Dans la nuit de samedi à dimanche, des émeutes ont éclaté dans plusieurs prisons. Des milliers de détenus se sont évadés d’une prison à 100 km au nord du Caire, et des dizaines de corps gisaient sur la chaussée près d’une autre prison de l’est de la capitale. Pour tenter de rassurer la population, l’armée a annoncé, dimanche, l’arrestation de plus de 3.000 évadés et de fauteurs de troubles. Le mouvement a en partie paralysé le pays : de nombreux distributeurs de billets étaient vides, les banques et la Bourse, qui a enregistré de fortes baisses mercredi et jeudi avant le congé hebdomadaire, sont restées fermées.

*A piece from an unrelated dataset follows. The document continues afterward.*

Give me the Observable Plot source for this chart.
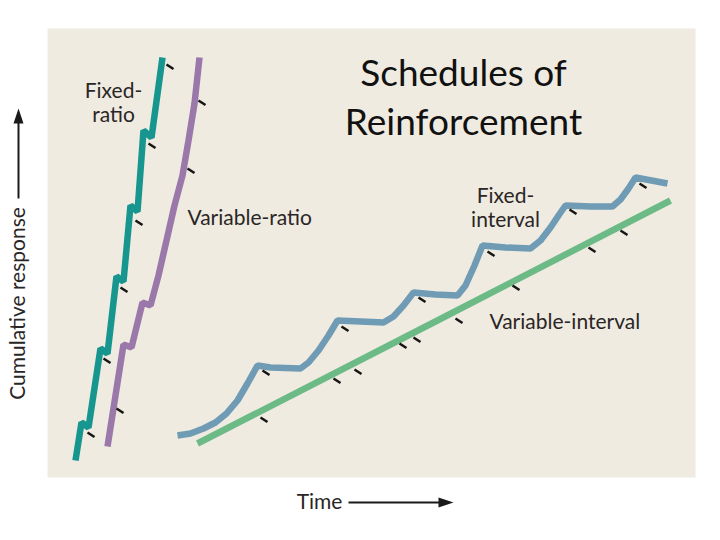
<!DOCTYPE html>
<html><head><meta charset="utf-8">
<script src="https://cdn.jsdelivr.net/npm/d3@7"></script>
<script src="https://cdn.jsdelivr.net/npm/@observablehq/plot@0.6"></script>
<style>
body{margin:0;background:#fff;}
#chart{width:720px;height:540px;}
</style>
</head><body><div id="chart"></div>
<script>
// Data: [time, cumulative response] (arbitrary units)
const fixedRatio = [[28,17],[34,55],[41,50],[53,129],[60,124],[69,201],[76,196],[83,272],[90,266],[96,347],[104,340],[115,420]];
const fixedRatioReinf = [[40,45],[56,119],[73,190],[88,257],[101,334],[119,413]];

const variableRatio = [[60,31],[76,133],[84,130],[95,175],[103,172],[111,202],[119,237],[127,272],[135,302],[141,337],[147,374],[152,420]];
const variableRatioReinf = [[69,69],[140,309],[151,377]];

const fixedInterval = [[130,42],[143,44],[156,49],[168,55],[179,64],[190,77],[200,94],[210,112],[223,110],[253,109],[261,115],[271,127],[281,142],[290,157],[313,156],[336,155],[346,161],[356,172],[366,185],[388,183],[410,182],[418,192],[427,212],[435,232],[458,230],[483,229],[493,237],[503,250],[511,262],[518,272],[543,271],[565,271],[573,278],[581,289],[588,300],[620,294]];
const fixedIntervalReinf = [[215,107],[294,151],[371,180],[440,226],[522,268],[592,294]];

const variableInterval = [[150,34],[386,155],[623,277]];
const variableIntervalReinf = [[213,60],[286,99],[307,108],[352,134],[366,140],[408,159],[465,192],[541,230],[573,247]];

const seriesNames = ["Fixed-ratio","Variable-ratio","Fixed-interval","Variable-interval"];
const seriesColors = ["#17968f","#9a78aa","#6f9bb5","#6cba86"];

const titleText = "Schedules of\nReinforcement";
const yLabel = "Cumulative response";
const xLabel = "Time";

const rows = (pts, series) => pts.map(([t, r]) => ({t, r, series}));
const lineRows = [
  ...rows(fixedRatio, seriesNames[0]),
  ...rows(variableRatio, seriesNames[1]),
  ...rows(fixedInterval, seriesNames[2]),
  ...rows(variableInterval, seriesNames[3])
];
const reinfRows = [
  ...rows(fixedRatioReinf, seriesNames[0]),
  ...rows(variableRatioReinf, seriesNames[1]),
  ...rows(fixedIntervalReinf, seriesNames[2]),
  ...rows(variableIntervalReinf, seriesNames[3])
];

const centeredLabels = [
  {t: 66, r: 375, text: "Fixed-\nratio"},
  {t: 458, r: 270, text: "Fixed-\ninterval"}
];
const startLabels = [
  {t: 140, r: 259, text: "Variable-ratio"},
  {t: 442, r: 155, text: "Variable-interval"}
];

const font = "Lato, 'Open Sans', sans-serif";
const ink = "#1a1a1a";

const chart = Plot.plot({
  width: 720,
  height: 540,
  marginLeft: 47,
  marginRight: 25,
  marginTop: 28,
  marginBottom: 63,
  style: {background: "#ffffff", fontFamily: font, overflow: "visible"},
  x: {domain: [0, 648], axis: null},
  y: {domain: [0, 449], axis: null},
  color: {domain: seriesNames, range: seriesColors},
  marks: [
    Plot.frame({fill: "#efebe0", stroke: "none"}),
    Plot.line(lineRows, {x: "t", y: "r", z: "series", stroke: "series", strokeWidth: 6.5, strokeLinejoin: "miter", strokeLinecap: "butt"}),
    Plot.link(reinfRows, {x1: "t", y1: "r", x2: d => d.t + 7, y2: d => d.r - 4.5, stroke: "#151515", strokeWidth: 2.5}),
    Plot.text(centeredLabels, {x: "t", y: "r", text: "text", fontSize: 21, fill: "#2a2626", lineHeight: 1.15, textAnchor: "middle"}),
    Plot.text(startLabels, {x: "t", y: "r", text: "text", fontSize: 21, fill: "#2a2626", textAnchor: "start"}),
    Plot.text([titleText], {x: 416, y: 383, text: d => d, fontSize: 37, fill: "#111", lineHeight: 1.35, textAnchor: "middle", fontFamily: font}),
    // y axis label with arrow
    Plot.text([yLabel], {x: -29, y: 174, text: d => d, rotate: -90, fontSize: 21, fill: "#2a2626", textAnchor: "middle"}),
    Plot.link([yLabel], {x1: -29, y1: 279, x2: -29, y2: 360, stroke: ink, strokeWidth: 2}),
    Plot.vector([yLabel], {x: -29, y: 369, rotate: 0, length: 15, r: 5, shape: "spike", anchor: "end", fill: ink, stroke: "none"}),
    // x axis label with arrow
    Plot.text([xLabel], {x: 272, y: -25, text: d => d, fontSize: 21, fill: "#2a2626", textAnchor: "middle"}),
    Plot.link([xLabel], {x1: 301, y1: -25, x2: 397, y2: -25, stroke: ink, strokeWidth: 2}),
    Plot.vector([xLabel], {x: 406, y: -25, rotate: 90, length: 15, r: 5, shape: "spike", anchor: "end", fill: ink, stroke: "none"})
  ]
});
document.getElementById("chart").append(chart);
</script>
</body></html>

Inquiétudes internationales

Après de nombreux pillages au Caire, l’armée semblait plus présente et plus ferme dimanche dans les rues. Des comités de citoyens armés de fusils, de gourdins ou de barres de fer patrouillaient dans les quartiers de cette métropole de vingt millions d’habitants, alors que la police a disparu des rues. La révolte qui a commencé le 25 janvier, onze jours après la fuite de l’ex-président tunisien Zine el-Abidine Ben Ali sous la pression de la rue, continuait à susciter l’inquiétude. L’ambassade des États-Unis au Caire a annoncé qu’elle se préparait à évacuer ses ressortissants à partir de lundi. De nombreux voyagistes ont suspendu les départs des vacanciers, au plus fort de la saison touristique. L’Arabie saoudite, la Libye, le Liban, l’Inde, la Grèce, la Turquie, l’Irak et l’Azerbaïdjan, dont un citoyen, employé de l’ambassade, a été tué samedi au Caire, ont dépêché des avions pour assurer le rapatriement de leurs ressortissants.

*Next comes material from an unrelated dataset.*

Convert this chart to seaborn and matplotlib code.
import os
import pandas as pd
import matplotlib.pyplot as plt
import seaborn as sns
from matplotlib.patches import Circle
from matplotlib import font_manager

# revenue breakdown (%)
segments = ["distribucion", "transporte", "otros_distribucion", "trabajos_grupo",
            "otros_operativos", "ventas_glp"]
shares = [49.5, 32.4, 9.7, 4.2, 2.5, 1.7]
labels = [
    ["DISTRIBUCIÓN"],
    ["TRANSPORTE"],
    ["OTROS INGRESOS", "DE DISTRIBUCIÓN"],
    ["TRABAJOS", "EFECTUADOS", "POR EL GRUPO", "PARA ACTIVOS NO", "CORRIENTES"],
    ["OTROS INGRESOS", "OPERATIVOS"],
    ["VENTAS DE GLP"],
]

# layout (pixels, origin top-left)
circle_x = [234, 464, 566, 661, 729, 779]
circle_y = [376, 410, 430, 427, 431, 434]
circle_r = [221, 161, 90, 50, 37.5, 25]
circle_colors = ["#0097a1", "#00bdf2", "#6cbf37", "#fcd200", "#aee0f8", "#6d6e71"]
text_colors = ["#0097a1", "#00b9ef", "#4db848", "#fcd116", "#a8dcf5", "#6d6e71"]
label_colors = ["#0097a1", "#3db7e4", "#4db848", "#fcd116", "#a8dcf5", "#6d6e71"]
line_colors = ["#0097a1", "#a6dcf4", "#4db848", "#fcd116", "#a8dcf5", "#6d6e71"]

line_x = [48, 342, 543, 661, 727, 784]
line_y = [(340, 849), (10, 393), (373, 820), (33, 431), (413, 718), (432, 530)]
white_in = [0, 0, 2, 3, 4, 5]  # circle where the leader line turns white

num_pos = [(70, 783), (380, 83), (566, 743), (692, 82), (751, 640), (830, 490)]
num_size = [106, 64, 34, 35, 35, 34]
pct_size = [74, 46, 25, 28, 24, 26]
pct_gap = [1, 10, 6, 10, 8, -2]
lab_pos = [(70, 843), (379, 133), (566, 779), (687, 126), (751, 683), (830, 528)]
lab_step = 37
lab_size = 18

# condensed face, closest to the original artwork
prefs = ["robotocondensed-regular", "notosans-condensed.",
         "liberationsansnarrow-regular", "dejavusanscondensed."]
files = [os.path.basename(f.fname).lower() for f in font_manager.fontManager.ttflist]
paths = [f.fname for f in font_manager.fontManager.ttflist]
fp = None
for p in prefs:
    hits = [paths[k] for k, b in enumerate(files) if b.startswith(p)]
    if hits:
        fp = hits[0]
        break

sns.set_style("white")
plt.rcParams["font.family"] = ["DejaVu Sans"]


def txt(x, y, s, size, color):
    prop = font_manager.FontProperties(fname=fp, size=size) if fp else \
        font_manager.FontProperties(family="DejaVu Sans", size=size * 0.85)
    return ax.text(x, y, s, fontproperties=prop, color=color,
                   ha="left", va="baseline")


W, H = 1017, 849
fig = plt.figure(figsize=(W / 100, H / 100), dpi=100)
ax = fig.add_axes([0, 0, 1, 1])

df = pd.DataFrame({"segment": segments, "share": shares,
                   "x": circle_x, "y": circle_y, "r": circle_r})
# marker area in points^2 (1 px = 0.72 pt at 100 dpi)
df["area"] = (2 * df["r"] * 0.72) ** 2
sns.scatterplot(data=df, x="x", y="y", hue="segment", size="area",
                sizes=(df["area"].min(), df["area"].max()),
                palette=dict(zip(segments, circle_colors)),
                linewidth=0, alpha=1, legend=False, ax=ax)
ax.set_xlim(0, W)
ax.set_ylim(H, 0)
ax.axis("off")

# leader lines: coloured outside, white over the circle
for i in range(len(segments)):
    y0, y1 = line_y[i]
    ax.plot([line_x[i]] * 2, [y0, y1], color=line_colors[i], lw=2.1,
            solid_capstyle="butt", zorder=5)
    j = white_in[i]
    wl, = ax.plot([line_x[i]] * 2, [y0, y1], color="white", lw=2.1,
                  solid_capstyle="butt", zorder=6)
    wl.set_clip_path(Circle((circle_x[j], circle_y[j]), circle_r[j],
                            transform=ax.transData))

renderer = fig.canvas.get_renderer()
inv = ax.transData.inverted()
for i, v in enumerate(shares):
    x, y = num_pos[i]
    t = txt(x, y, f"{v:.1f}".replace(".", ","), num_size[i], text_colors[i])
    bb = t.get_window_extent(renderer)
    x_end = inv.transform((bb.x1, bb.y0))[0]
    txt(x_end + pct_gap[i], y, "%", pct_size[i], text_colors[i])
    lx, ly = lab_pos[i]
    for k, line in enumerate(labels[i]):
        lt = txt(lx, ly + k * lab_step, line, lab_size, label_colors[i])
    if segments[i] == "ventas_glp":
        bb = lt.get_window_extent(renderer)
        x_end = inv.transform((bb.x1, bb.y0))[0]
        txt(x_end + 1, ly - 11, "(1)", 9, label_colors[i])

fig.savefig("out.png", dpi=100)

À l’aéroport du Caire, des hordes de touristes, d’expatriés et d’Égyptiens angoissés ont pris d’assaut les guichets de départ, dans une grande confusion, pour essayer de quitter le pays. En Israël, le Premier ministre Benyamin Netanyahou a affirmé que son pays voulait préserver la paix avec l’Égypte, seul pays arabe avec la Jordanie à avoir signé un traité de paix avec l’État hébreu. Le mouvement Hamas, qui contrôle la bande de Gaza, a annoncé la fermeture du terminal de Rafah, à la frontière avec l’Égypte, provoquant des craintes de pénuries dans le territoire palestinien. Au Soudan, des milliers d’étudiants ont bravé les forces de sécurité pour répondre à un appel à manifester sur le modèle de l’Égypte. Et des manifestations de soutien au mouvement ont eu lieu devant plusieurs ambassades d’Égypte, rassemblant, par exemple, 100 personnes à Amman et 200 à Beyrouth.